Money, as they say, makes the world go around, but unless you have people willing to take the time to make that money do its work, it won't do you any good.

Your organization's success depends on money to finance its activities and mission, but it is fueled by a volunteer force. You need people to give their time. Today, that's not always an easy task. Busy lifestyles just make it easier sometimes to just write a check.

Corporate Leverage

One way to get volunteers to donate their time is to use large area employers as leverage. Companies of course, want to look good. They may donate money to your cause, but when you approach them for time, you have to take another approach.

Good companies with an eye towards public relations will realize the benefit here, and will be willing to coordinate with you to recruit their employees to donate time.

You have to provide the PR benefit. When you make an announcement about a particular program you are running, instead of just saying that “volunteers from around the community” are all pitching in, your announcement will say that “volunteers from XYZ Corporation are out in force today” to contribute to your program.

When you use this corporate tactic, you will also get double the PR effort as well. The company's own public relations department will latch onto the news and create their own press releases.

Don't Overuse Volunteers

Everybody in fundraising has met at least one volunteer who overdoes it. They spend countless hours with the organization, taking on anything and everything, throwing themselves into every task. Inevitably, they crash and burn.

People are often reluctant to volunteer, because they believe that they don't have the time to devote to a cause. Manage your volunteer staff carefully, and make sure the workload is distributed evenly, so no one person gets overburdened.

And as part of your recruiting pitch, make it clear that the volunteer is free to decide on their own schedule and amount of hours they contribute. Make it clear that even a couple hours a week would be valued.

It's often hard to commit a day, or even a full afternoon, but it you present it as “all we need is a couple hours a week of your time”, it becomes a lot more attractive.

Know Where to Look

Part of your job of getting people to give time is just knowing where to look. If your own social circle is made up of workaholics who put in 80 hours a week at the office, you're not going to get a lot of luck looking there. Those folks may be very useful to your group in terms of writing large checks, but you won't get them out to help fold newsletters on a Saturday afternoon.

Pinpoint people by demographic category, people who you believe would have more spare time.

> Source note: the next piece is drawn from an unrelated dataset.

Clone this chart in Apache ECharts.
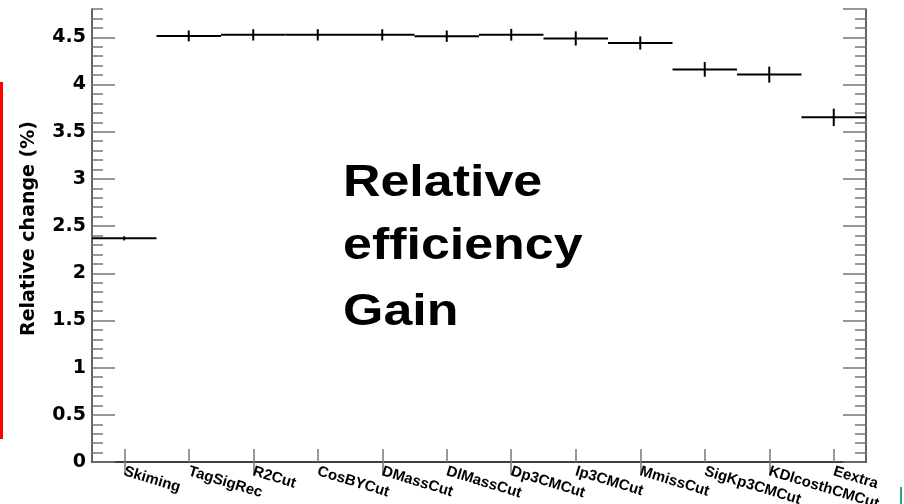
<!DOCTYPE html>
<html>
<head>
<meta charset="utf-8">
<script src="https://cdn.jsdelivr.net/npm/echarts@6/dist/echarts.min.js"></script>
<style>html,body{margin:0;padding:0;background:#fff;}#c{width:904px;height:504px;}</style>
</head>
<body>
<div id="c"></div>
<script>
const categories = ['Skiming','TagSigRec','R2Cut','CosBYCut','DMassCut','DlMassCut','Dp3CMCut','Ip3CMCut','MmissCut','SigKp3CMCut','KDlcosthCMCut','Eextra'];
const values = [2.37, 4.515, 4.526, 4.526, 4.526, 4.512, 4.527, 4.488, 4.44, 4.16, 4.105, 3.652];
const errors = [0.022, 0.058, 0.06, 0.06, 0.06, 0.06, 0.062, 0.075, 0.07, 0.078, 0.085, 0.092];
const yMin = 0, yMax = 4.8, yMajor = 0.5, yMinor = 0.1;
const yTitle = 'Relative change (%)';
const noteLines = ['Relative', 'efficiency', 'Gain'];

const data = categories.map((c, i) => [i, values[i], errors[i]]);
const chart = echarts.init(document.getElementById('c'), null, {renderer: 'canvas'});

const frameColor = '#333';
const tickColor = '#777';
const baseY = {
  type: 'value', min: yMin, max: yMax, splitLine: {show: false}
};
const option = {
  backgroundColor: '#fff',
  animation: false,
  grid: {left: 92, right: 38, top: 9, bottom: 42, containLabel: false, outerBoundsMode: 'none'},
  xAxis: [
    {
      type: 'category', data: categories, position: 'bottom', boundaryGap: true,
      axisLine: {show: true, lineStyle: {color: frameColor, width: 1.5}},
      axisTick: {show: true, inside: true, alignWithLabel: true, length: 13, lineStyle: {color: tickColor, width: 1.5}},
      axisLabel: {show: true, interval: 0, rotate: -17, margin: 9, color: '#000', fontFamily: 'Liberation Sans', fontWeight: 'bold', fontSize: 15},
      splitLine: {show: false}
    },
    {
      type: 'category', data: categories, position: 'top', boundaryGap: true,
      axisLine: {show: true, lineStyle: {color: frameColor, width: 1.5}},
      axisTick: {show: true, inside: true, alignWithLabel: true, length: 13, lineStyle: {color: tickColor, width: 1.5}},
      axisLabel: {show: false},
      splitLine: {show: false}
    }
  ],
  yAxis: [
    Object.assign({}, baseY, {
      position: 'left', interval: yMajor,
      name: yTitle, nameLocation: 'middle', nameRotate: 90, nameGap: 53,
      nameTextStyle: {fontFamily: 'DejaVu Sans', fontWeight: 'bold', fontSize: 19, color: '#000', padding: [0, 0, 0, 14]},
      axisLine: {show: true, lineStyle: {color: frameColor, width: 1.5}},
      axisTick: {show: true, inside: true, length: 23, lineStyle: {color: tickColor, width: 1.5}},
      axisLabel: {show: true, margin: 6, color: '#000', fontFamily: 'DejaVu Sans', fontWeight: 'bold', fontSize: 19, showMaxLabel: false}
    }),
    Object.assign({}, baseY, {
      position: 'left', interval: yMinor,
      axisLine: {show: false},
      axisTick: {show: true, inside: true, length: 11, lineStyle: {color: tickColor, width: 1.5}},
      axisLabel: {show: false}
    }),
    Object.assign({}, baseY, {
      position: 'right', interval: yMajor,
      axisLine: {show: true, lineStyle: {color: frameColor, width: 1.5}},
      axisTick: {show: true, inside: true, length: 23, lineStyle: {color: tickColor, width: 1.5}},
      axisLabel: {show: false}
    }),
    Object.assign({}, baseY, {
      position: 'right', interval: yMinor,
      axisLine: {show: false},
      axisTick: {show: true, inside: true, length: 11, lineStyle: {color: tickColor, width: 1.5}},
      axisLabel: {show: false}
    })
  ],
  series: [{
    type: 'custom',
    xAxisIndex: 0, yAxisIndex: 0,
    encode: {x: 0, y: 1},
    data: data,
    renderItem: function (params, api) {
      const i = api.value(0), v = api.value(1), e = api.value(2);
      const c = api.coord([i, v]);
      const w = api.size([1, 0])[0];
      const hi = api.coord([i, v + e]);
      const lo = api.coord([i, v - e]);
      return {
        type: 'group',
        children: [
          {type: 'line', shape: {x1: c[0] - w / 2, y1: c[1], x2: c[0] + w / 2, y2: c[1]}, style: {stroke: '#000', lineWidth: 2}},
          {type: 'line', shape: {x1: c[0], y1: hi[1], x2: c[0], y2: lo[1]}, style: {stroke: '#000', lineWidth: 2}}
        ]
      };
    }
  }],
  graphic: [
    {type: 'rect', left: 0, top: 82, shape: {width: 3, height: 357}, style: {fill: '#ff0000'}, silent: true},
    {type: 'rect', left: 900, top: 487, shape: {width: 2, height: 17}, style: {fill: '#2aa38a'}, silent: true},
    {type: 'text', x: 343, y: 184, scaleX: 1.18, style: {text: noteLines[0], font: 'bold 44px "Liberation Sans"', fill: '#000', align: 'left', verticalAlign: 'middle'}},
    {type: 'text', x: 343, y: 247, scaleX: 1.18, style: {text: noteLines[1], font: 'bold 44px "Liberation Sans"', fill: '#000', align: 'left', verticalAlign: 'middle'}},
    {type: 'text', x: 343, y: 313, scaleX: 1.18, style: {text: noteLines[2], font: 'bold 44px "Liberation Sans"', fill: '#000', align: 'left', verticalAlign: 'middle'}}
  ]
};
chart.setOption(option);
</script>
</body>
</html>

College students are often eager to volunteer for causes they believe in, and they have more time (and energy) than the rest of us for these sorts of activities. College campuses are great places to get energetic and dedicated volunteers.

Make it Social

Many people are hungry for social opportunities. They want to meet people, have fun, and go out on the town. Volunteering can be one way to achieve this. If you make your volunteer activities social, word will get around.

Do you have volunteers come to the office, and sit around stapling together newsletters and licking address labels all night? And then when the work is done, do you just send everybody home? That's a recipe for disaster, and you won't keep volunteers for very long.

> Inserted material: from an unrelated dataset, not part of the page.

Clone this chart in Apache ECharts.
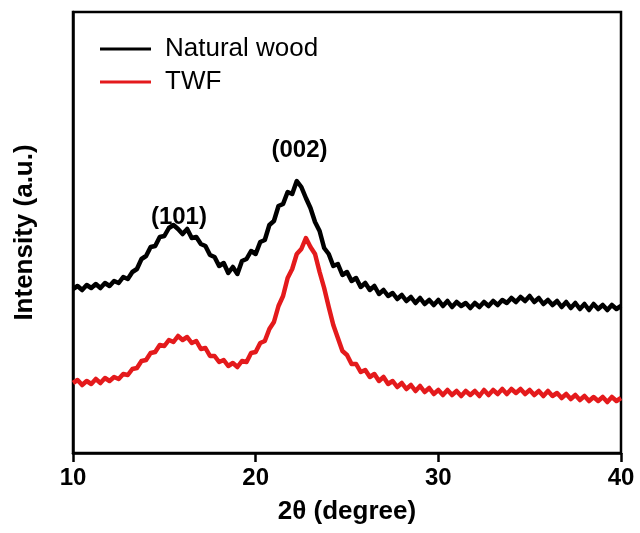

First of all, make sure that activities, regardless of what they are, are done in groups. Provide refreshments for the group, and make sure that each group takes a break or two, just to keep themselves refreshed.

And most importantly, incorporate plenty of social activities into your volunteer army. After the work is done, figure out something social and fun for them to do. If your budget doesn't allow for hosting a dinner, you can still suggest that everybody go out to a local restaurant together after the work is done.

And beyond that, arrange for an event for your volunteers that has nothing at all to do with work getting done. Occasional “volunteer appreciation nights” are welcome, and they are what adds fuel to your volunteer machine. It's what keeps them coming back, and bringing their friends with them.